The Thessaloniki Film Festival (Nov 2-11) has been forced to cancel this year’s cash prizes for its Alexander Awards.
This comes as part of the ongoing Greek financial crisis as well as the uncertainties concerning the future of the country. The festival is not the only film body being hit hard — the Greek Film Centre is practically at a standstill production wise.
The Golden Alexander for the best film had already been cut to €20,000 from €40,000 in 2010, while the silver was reduced from €25,000 to €10,000 and the bronze was steady at €5,000.
Festival director Dimitris Eipides [pictured] was forced to take these actions not only because of the general financial crisis but also debts of more than €6m inherited by past festival administrations when he took the post in 2010.
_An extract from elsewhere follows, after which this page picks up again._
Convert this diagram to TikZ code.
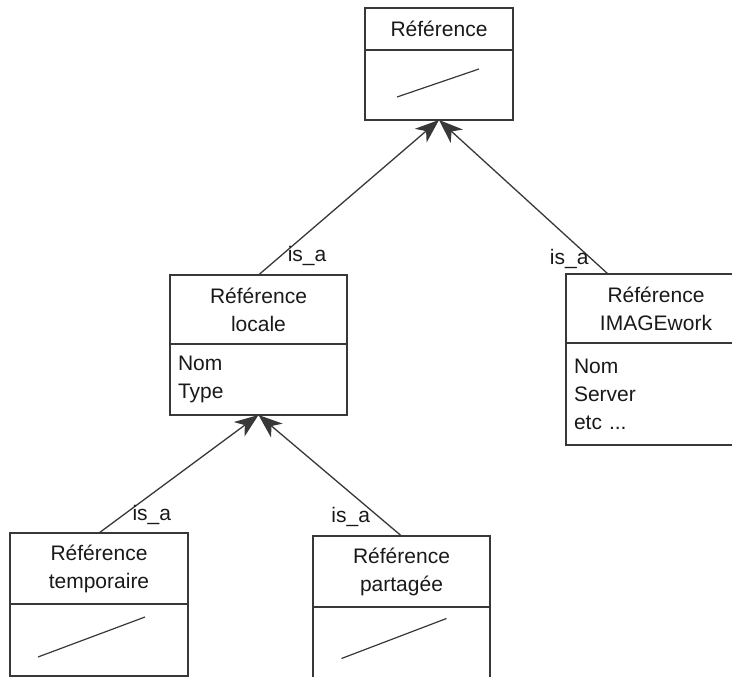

Eipides and his general coordinator Lena Ramou have managed in just two years to reduce the debt to €1.5-€2 million, bringing the operating costs to a minimum while maintaining the festival’s international prestige. T
The event has managed to survive since 2010 thanks to the equally reduced sponsorship in services from local enterprises and organisations and mainly from the funds made available since 2011 by the European Union through the NSRS (National Strategic Refererence Framework) scheme.
Those funds applied to the side sections of the event should allow the festival to remain operating till November 2013 and for its sister documentary event-Images of the 21st Century- held every March to survive to March 2014.
NSRS cash allocated to the November event is around €900,000 yearly. The festival budget has been reduced to €1.5-€2 million. As for the March documentary event the EU scheme funds allocated are to the tune of €400,000 for a budget of €700,000-€1 million.
An additional subsidy from the Media programme backing European film festivals is made available to Thessaloniki. This year it amounts to Euros 60,000.